::: Raw data :::

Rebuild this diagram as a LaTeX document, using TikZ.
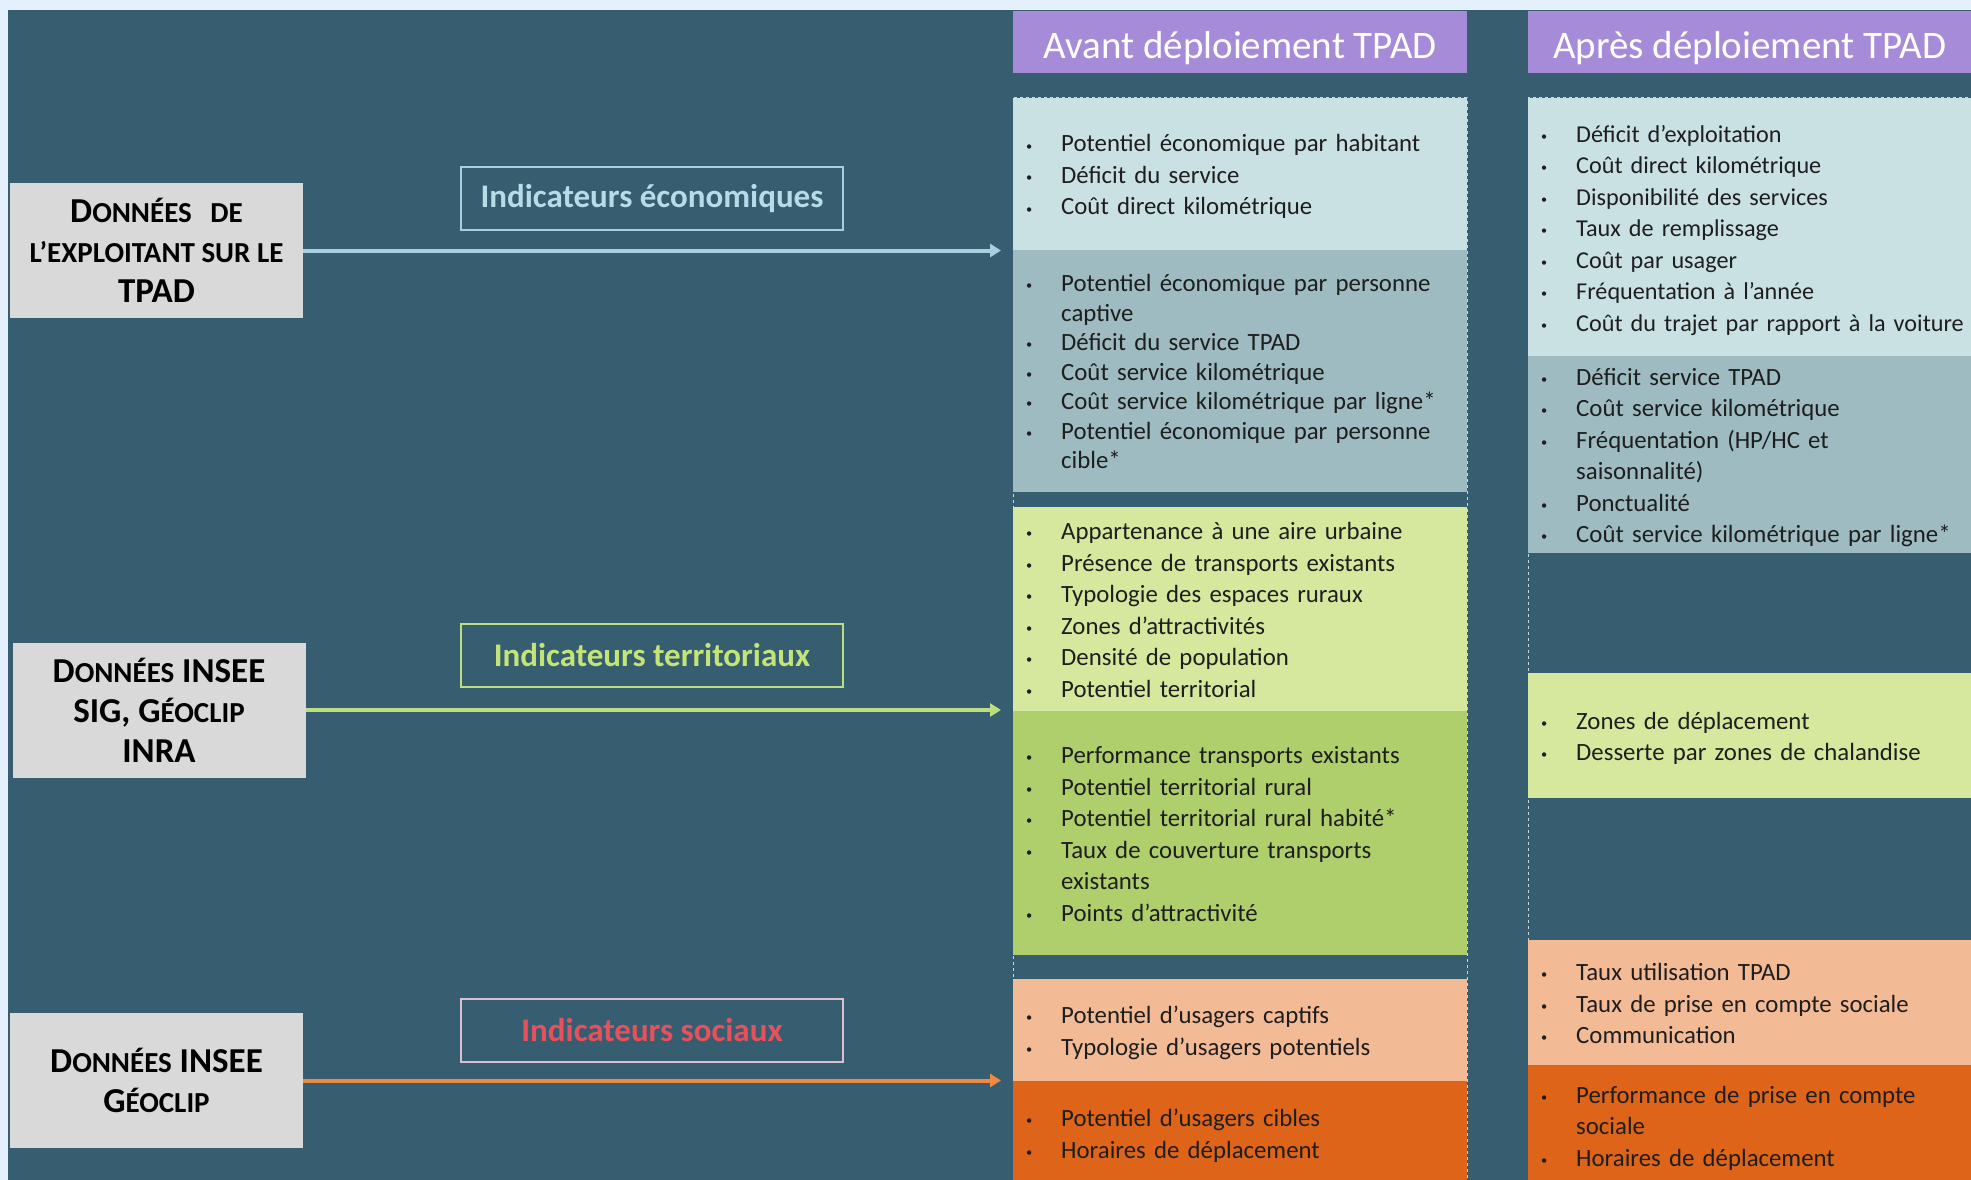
\documentclass[tikz,border=0pt]{standalone}
\usepackage{fontspec}
\setmainfont{Carlito}
\usetikzlibrary{arrows.meta}
\definecolor{framelight}{RGB}{228,241,252}
\definecolor{bgdark}{RGB}{54,94,112}
\definecolor{srcgrey}{RGB}{217,217,217}
\definecolor{headpurple}{RGB}{166,140,216}
\definecolor{textdark}{RGB}{30,30,30}
\definecolor{ecolight}{RGB}{202,225,228}
\definecolor{ecodark}{RGB}{157,187,192}
\definecolor{terlight}{RGB}{214,232,158}
\definecolor{terdark}{RGB}{175,207,108}
\definecolor{soclight}{RGB}{243,186,150}
\definecolor{socdark}{RGB}{221,100,24}
\definecolor{ecoarrow}{RGB}{166,208,222}
\definecolor{terarrow}{RGB}{186,222,128}
\definecolor{socarrow}{RGB}{240,137,66}
\definecolor{ecolabel}{RGB}{183,220,232}
\definecolor{terlabel}{RGB}{196,228,120}
\definecolor{soclabel}{RGB}{232,80,92}
\definecolor{socframe}{RGB}{220,192,210}
\newcommand{\smc}[1]{{\fontsize{29}{40}\selectfont #1}}
\newcommand{\bul}{\raisebox{0.08em}{\scalebox{0.5}{\textbullet}}}
\newcommand{\blist}[1]{\noindent\raisebox{-3pt}[\height][\depth]{\begin{tabular}{@{}p{35pt}@{}l@{}}#1\end{tabular}}}
\newcommand{\headtxt}[1]{\raisebox{-6pt}[\height][\depth]{#1}}

\begin{document}
\begin{tikzpicture}[x=1pt,y=-1pt,
  srcbox/.style={fill=srcgrey, minimum width=293pt, minimum height=135pt, inner sep=0pt,
    align=center, text=black, font=\bfseries\fontsize{35}{40}\selectfont},
  indbox/.style={draw, line width=2pt, minimum width=382pt, minimum height=63pt,
    font=\bfseries\fontsize{33}{38}\selectfont},
  headbox/.style={fill=headpurple, text=white, anchor=north west, minimum height=62pt,
    inner sep=0pt, font=\fontsize{39}{47}\selectfont},
  listbox/.style={anchor=north west, inner xsep=13pt, inner ysep=0pt, align=left,
    text=textdark, font=\fontsize{24.8}{31.5}\selectfont},
  colframe/.style={draw=white!75!bgdark, dashed, line width=1pt},
  flow/.style={line width=4pt, -{Triangle[length=11pt,width=13pt]}, shorten >=12pt}]
\useasboundingbox (0,0) rectangle (1971,1180);
\fill[framelight] (0,0) rectangle (1971,1180);
\fill[bgdark] (8,10) rectangle (1971,1180);

% column frames
\draw[colframe] (1013,98) rectangle (1467,1185);
\draw[colframe] (1528,98) rectangle (1975,1185);

% headers
\node[headbox, minimum width=454pt] (avh) at (1013,11) {\headtxt{Avant déploiement TPAD}};
\node[headbox, minimum width=443pt] (aph) at (1528,11) {\headtxt{Après déploiement TPAD}};

% avant
\node[listbox, fill=ecolight, text width=428pt, minimum height=152pt] (av1) at (1013,98)
  {\blist{\bul & Potentiel économique par habitant\\
  \bul & Déficit du service\\
  \bul & Coût direct kilométrique}};
\node[listbox, fill=ecodark, text width=428pt, minimum height=242pt,
  font=\fontsize{24.8}{29.5}\selectfont] (av2) at (1013,250)
  {\blist{\bul & Potentiel économique par personne\\
  & captive\\
  \bul & Déficit du service TPAD\\
  \bul & Coût service kilométrique\\
  \bul & Coût service kilométrique par ligne*\\
  \bul & Potentiel économique par personne\\
  & cible*}};
\node[listbox, fill=terlight, text width=428pt, minimum height=204pt] (av3) at (1013,507)
  {\blist{\bul & Appartenance à une aire urbaine\\
  \bul & Présence de transports existants\\
  \bul & Typologie des espaces ruraux\\
  \bul & Zones d’attractivités\\
  \bul & Densité de population\\
  \bul & Potentiel territorial}};
\node[listbox, fill=terdark, text width=428pt, minimum height=244pt] (av4) at (1013,711)
  {\blist{\bul & Performance transports existants\\
  \bul & Potentiel territorial rural\\
  \bul & Potentiel territorial rural habité*\\
  \bul & Taux de couverture transports\\
  & existants\\
  \bul & Points d’attractivité}};
\node[listbox, fill=soclight, text width=428pt, minimum height=102pt] (av5) at (1013,979)
  {\blist{\bul & Potentiel d'usagers captifs\\
  \bul & Typologie d’usagers potentiels}};
\node[listbox, fill=socdark, text width=428pt, minimum height=104pt] (av6) at (1013,1081)
  {\blist{\bul & Potentiel d'usagers cibles\\
  \bul & Horaires de déplacement}};

% apres
\node[listbox, fill=ecolight, text width=417pt, minimum height=258pt,
  font=\fontsize{24.2}{31.5}\selectfont] (ap1) at (1528,98)
  {\blist{\bul & Déficit d’exploitation\\
  \bul & Coût direct kilométrique\\
  \bul & Disponibilité des services\\
  \bul & Taux de remplissage\\
  \bul & Coût par usager\\
  \bul & Fréquentation à l’année\\
  \bul & Coût du trajet par rapport à la voiture}};
\node[listbox, fill=ecodark, text width=417pt, minimum height=197pt] (ap2) at (1528,356)
  {\blist{\bul & Déficit service TPAD\\
  \bul & Coût service kilométrique\\
  \bul & Fréquentation (HP/HC et\\
  & saisonnalité)\\
  \bul & Ponctualité\\
  \bul & Coût service kilométrique par ligne*}};
\node[listbox, fill=terlight, text width=417pt, minimum height=125pt] (ap3) at (1528,673)
  {\blist{\bul & Zones de déplacement\\
  \bul & Desserte par zones de chalandise}};
\node[listbox, fill=soclight, text width=417pt, minimum height=125pt] (ap4) at (1528,940)
  {\blist{\bul & Taux utilisation TPAD\\
  \bul & Taux de prise en compte sociale\\
  \bul & Communication}};
\node[listbox, fill=socdark, text width=417pt, minimum height=120pt] (ap5) at (1528,1065)
  {\blist{\bul & Performance de prise en compte\\
  & sociale\\
  \bul & Horaires de déplacement}};

% sources
\node[srcbox] (src1) at (156.5,250.5) {D\smc{ONNÉES\hspace{12pt} DE}\\ \smc{L’EXPLOITANT SUR LE}\\ TPAD};
\node[srcbox] (src2) at (159,710) {D\smc{ONNÉES} INSEE\\ SIG, G\smc{ÉOCLIP}\\ INRA};
\node[srcbox] (src3) at (156.5,1080.5) {D\smc{ONNÉES} INSEE\\ G\smc{ÉOCLIP}};

% indicateurs
\node[indbox, draw=ecoarrow, text=ecolabel] (ieco) at (652,198.5) {Indicateurs économiques};
\node[indbox, draw=terarrow, text=terlabel] (iter) at (652,655.5) {Indicateurs territoriaux};
\node[indbox, draw=socframe, text=soclabel] (isoc) at (652,1030.5) {Indicateurs sociaux};

\draw[flow, ecoarrow] (src1.east) -- (src1.east -| av1.west);
\draw[flow, terarrow] (src2.east) -- (src2.east -| av3.west);
\draw[flow, socarrow] (src3.east) -- (src3.east -| av5.west);
\end{tikzpicture}
\end{document}
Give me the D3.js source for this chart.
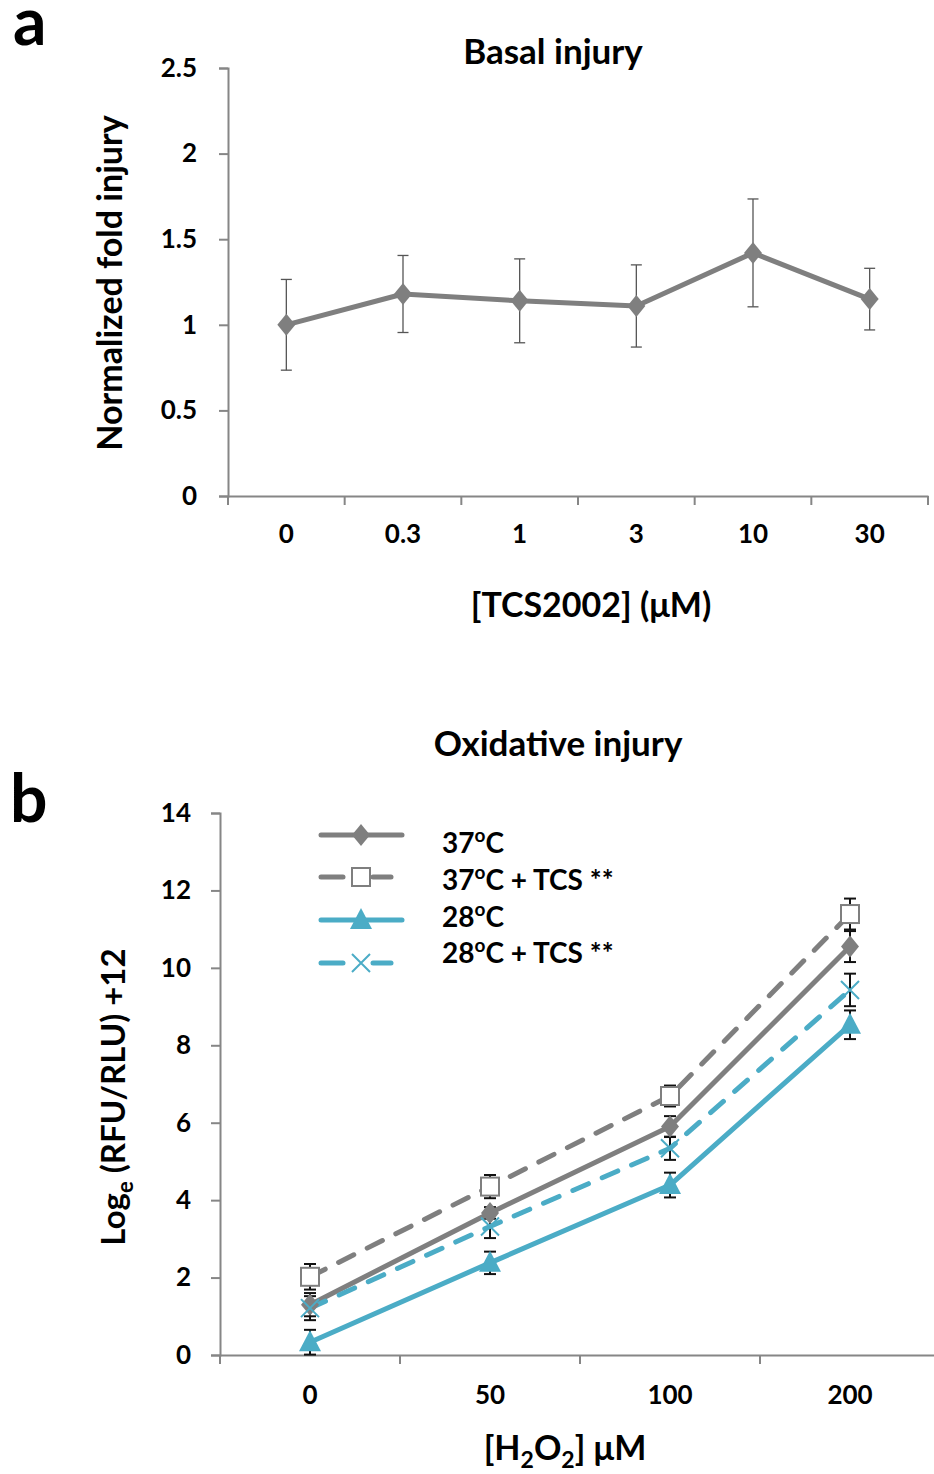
<!DOCTYPE html>
<html>
<head>
<meta charset="utf-8">
<script src="https://cdn.jsdelivr.net/npm/d3@7"></script>
<style>
  html, body { margin: 0; padding: 0; background: #fff; }
  svg text { font-family: Lato, "Open Sans", sans-serif; font-weight: bold; fill: #000; }
</style>
</head>
<body>
<svg id="fig" width="934" height="1474"></svg>
<script>
// Panel a: basal injury vs TCS2002 concentration
const tcsDoses = ["0", "0.3", "1", "3", "10", "30"];
const basalMean = [1.00, 1.18, 1.14, 1.11, 1.42, 1.15];
const basalErr  = [0.265, 0.225, 0.245, 0.24, 0.315, 0.18];
const basalTicks = [0, 0.5, 1, 1.5, 2, 2.5];

// Panel b: oxidative injury vs H2O2 concentration
const h2o2Doses = ["0", "50", "100", "200"];
const ox37      = [1.30, 3.67, 5.90, 10.55];
const ox37Err   = [0.30, 0.15, 0.27, 0.40];
const ox37Tcs   = [2.02, 4.35, 6.69, 11.39];
const ox37TcsErr= [0.33, 0.30, 0.27, 0.40];
const ox28      = [0.33, 2.38, 4.39, 8.53];
const ox28Err   = [0.32, 0.29, 0.32, 0.37];
const ox28Tcs   = [1.21, 3.32, 5.34, 9.43];
const ox28TcsErr= [0.31, 0.30, 0.30, 0.42];
const oxTicks = [0, 2, 4, 6, 8, 10, 12, 14];

const GREY = "#7f7f7f";
const BLUE = "#4bacc6";
const AXIS = "#868686";

const svg = d3.select("#fig");

// ---------- marker shapes ----------
function diamond(g, x, y, color) {
  g.append("path")
    .attr("d", `M${x},${y-11} L${x+9},${y} L${x},${y+11} L${x-9},${y} Z`)
    .attr("fill", color);
}
function square(g, x, y, color) {
  g.append("rect").attr("x", x-9).attr("y", y-9).attr("width", 18).attr("height", 18)
    .attr("fill", "#fff").attr("stroke", color).attr("stroke-width", 2);
}
function triangle(g, x, y, color) {
  g.append("path")
    .attr("d", `M${x},${y-12} L${x+11},${y+9} L${x-11},${y+9} Z`)
    .attr("fill", color);
}
function cross(g, x, y, color) {
  g.append("path")
    .attr("d", `M${x-9},${y-9} L${x+9},${y+9} M${x+9},${y-9} L${x-9},${y+9}`)
    .attr("stroke", color).attr("stroke-width", 2).attr("fill", "none");
}

// ---------- helpers ----------
function drawAxes(g, xBand, yScale, ticks, y0, yPad, xLabelY) {
  // y axis
  const yAxis = d3.axisLeft(yScale).tickValues(ticks).tickSize(9).tickPadding(yPad).tickFormat(d => String(d));
  const ya = g.append("g").attr("transform", `translate(${xBand.range()[0]},0)`).call(yAxis);
  ya.select(".domain").attr("stroke", AXIS).attr("stroke-width", 2);
  ya.selectAll(".tick line").attr("stroke", AXIS).attr("stroke-width", 2);
  ya.selectAll(".tick text").style("font-size", "26px").attr("fill", "#000");

  // x axis labels (band centres) with tick marks at the band boundaries
  const xAxis = d3.axisBottom(xBand).tickSize(0).tickPadding(0);
  const xa = g.append("g").attr("transform", `translate(0,${y0})`).call(xAxis);
  xa.select(".domain").attr("stroke", AXIS).attr("stroke-width", 2);
  xa.selectAll(".tick text").style("font-size", "26px").attr("fill", "#000")
    .attr("y", xLabelY).attr("dy", 0);
  const bounds = xBand.domain().map(d => xBand(d)).concat([xBand.range()[1]]);
  g.append("g").selectAll("line").data(bounds).join("line")
    .attr("x1", d => d).attr("x2", d => d)
    .attr("y1", y0).attr("y2", y0 + 9)
    .attr("stroke", AXIS).attr("stroke-width", 2);
}

function errorBars(g, xs, means, errs, yScale, color, capW, width) {
  means.forEach((m, i) => {
    const x = xs[i];
    const yt = yScale(m + errs[i]), yb = yScale(m - errs[i]);
    g.append("line").attr("x1", x).attr("x2", x).attr("y1", yt).attr("y2", yb)
      .attr("stroke", color).attr("stroke-width", width);
    [yt, yb].forEach(yy => g.append("line")
      .attr("x1", x - capW/2).attr("x2", x + capW/2).attr("y1", yy).attr("y2", yy)
      .attr("stroke", color).attr("stroke-width", width));
  });
}

// ================= Panel a =================
const ga = svg.append("g");
const xA = d3.scaleBand().domain(tcsDoses).range([228, 928]).padding(0);
const yA = d3.scaleLinear().domain([0, 2.5]).range([496, 68]);
const cxA = tcsDoses.map(d => xA(d) + xA.bandwidth() / 2);

drawAxes(ga, xA, yA, basalTicks, 496, 22, 47);

errorBars(ga, cxA, basalMean, basalErr, yA, "#555", 11, 1.3);

ga.append("path")
  .datum(basalMean)
  .attr("d", d3.line().x((d, i) => cxA[i]).y(d => yA(d)))
  .attr("fill", "none").attr("stroke", GREY).attr("stroke-width", 5).attr("stroke-linejoin", "round");
basalMean.forEach((m, i) => diamond(ga, cxA[i], yA(m), GREY));

ga.append("text").attr("x", 553).attr("y", 64).attr("text-anchor", "middle")
  .style("font-size", "35px").text("Basal injury");
ga.append("text").attr("x", 591).attr("y", 617).attr("text-anchor", "middle")
  .style("font-size", "34px").text("[TCS2002] (μM)");
ga.append("text").attr("transform", "translate(122,283) rotate(-90)").attr("text-anchor", "middle")
  .style("font-size", "34px").text("Normalized fold injury");
ga.append("text").attr("x", 13).attr("y", 45).style("font-size", "66px").text("a");

// ================= Panel b =================
const gb = svg.append("g");
const xB = d3.scaleBand().domain(h2o2Doses).range([220, 940]).padding(0);
const yB = d3.scaleLinear().domain([0, 14]).range([1355, 813]);
const cxB = h2o2Doses.map(d => xB(d) + xB.bandwidth() / 2);

drawAxes(gb, xB, yB, oxTicks, 1355, 20, 49);

const seriesB = [
  { vals: ox37, errs: ox37Err, color: GREY, dash: null, marker: diamond },
  { vals: ox37Tcs, errs: ox37TcsErr, color: GREY, dash: "17,15", marker: square },
  { vals: ox28, errs: ox28Err, color: BLUE, dash: null, marker: triangle },
  { vals: ox28Tcs, errs: ox28TcsErr, color: BLUE, dash: "17,15", marker: cross }
];

seriesB.forEach(s => errorBars(gb, cxB, s.vals, s.errs, yB, "#111", 12, 2));

const lineB = d3.line().x((d, i) => cxB[i]).y(d => yB(d));
seriesB.forEach(s => {
  const p = gb.append("path").datum(s.vals).attr("d", lineB)
    .attr("fill", "none").attr("stroke", s.color).attr("stroke-width", 5)
    .attr("stroke-linejoin", "round");
  if (s.dash) p.attr("stroke-dasharray", s.dash).attr("stroke-linecap", "round");
});
seriesB.forEach(s => s.vals.forEach((v, i) => s.marker(gb, cxB[i], yB(v), s.color)));

// legend
const legendRows = [
  { s: seriesB[0], y: 835, ty: 853, parts: ["37", "o", "C"] },
  { s: seriesB[1], y: 877, ty: 890, parts: ["37", "o", "C + TCS **"] },
  { s: seriesB[2], y: 920, ty: 927, parts: ["28", "o", "C"] },
  { s: seriesB[3], y: 963, ty: 963, parts: ["28", "o", "C + TCS **"] }
];
legendRows.forEach(r => {
  if (r.s.dash) {
    gb.append("line").attr("x1", 321).attr("x2", 343).attr("y1", r.y).attr("y2", r.y)
      .attr("stroke", r.s.color).attr("stroke-width", 5).attr("stroke-linecap", "round");
    gb.append("line").attr("x1", 373).attr("x2", 391).attr("y1", r.y).attr("y2", r.y)
      .attr("stroke", r.s.color).attr("stroke-width", 5).attr("stroke-linecap", "round");
  } else {
    gb.append("line").attr("x1", 321).attr("x2", 402).attr("y1", r.y).attr("y2", r.y)
      .attr("stroke", r.s.color).attr("stroke-width", 5).attr("stroke-linecap", "round");
  }
  r.s.marker(gb, 361, r.y, r.s.color);
  const t = gb.append("text").attr("x", 442).attr("y", r.ty).style("font-size", "28px");
  t.append("tspan").text(r.parts[0]);
  t.append("tspan").attr("dy", -11).style("font-size", "19px").text(r.parts[1]);
  t.append("tspan").attr("dy", 11).text(r.parts[2]);
});

gb.append("text").attr("x", 558).attr("y", 756).attr("text-anchor", "middle")
  .style("font-size", "35px").text("Oxidative injury");

const xl = gb.append("text").attr("x", 565).attr("y", 1460).attr("text-anchor", "middle")
  .style("font-size", "34px");
xl.append("tspan").text("[H");
xl.append("tspan").attr("dy", 8).style("font-size", "23px").text("2");
xl.append("tspan").attr("dy", -8).text("O");
xl.append("tspan").attr("dy", 8).style("font-size", "23px").text("2");
xl.append("tspan").attr("dy", -8).text("] μM");

const yl = gb.append("text").attr("transform", "translate(125,1097) rotate(-90)")
  .attr("text-anchor", "middle").style("font-size", "33px");
yl.append("tspan").text("Log");
yl.append("tspan").attr("dy", 8).style("font-size", "22px").text("e");
yl.append("tspan").attr("dy", -8).text(" (RFU/RLU) +12");

gb.append("text").attr("x", 10).attr("y", 822).style("font-size", "66px").text("b");
</script>
</body>
</html>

:::

◆ **Job**: Locate all lines holding the word "this", then copy them out.

◆ **Expected output**:
Rebuild this diagram as a LaTeX document, using TikZ.
Give me the D3.js source for this chart.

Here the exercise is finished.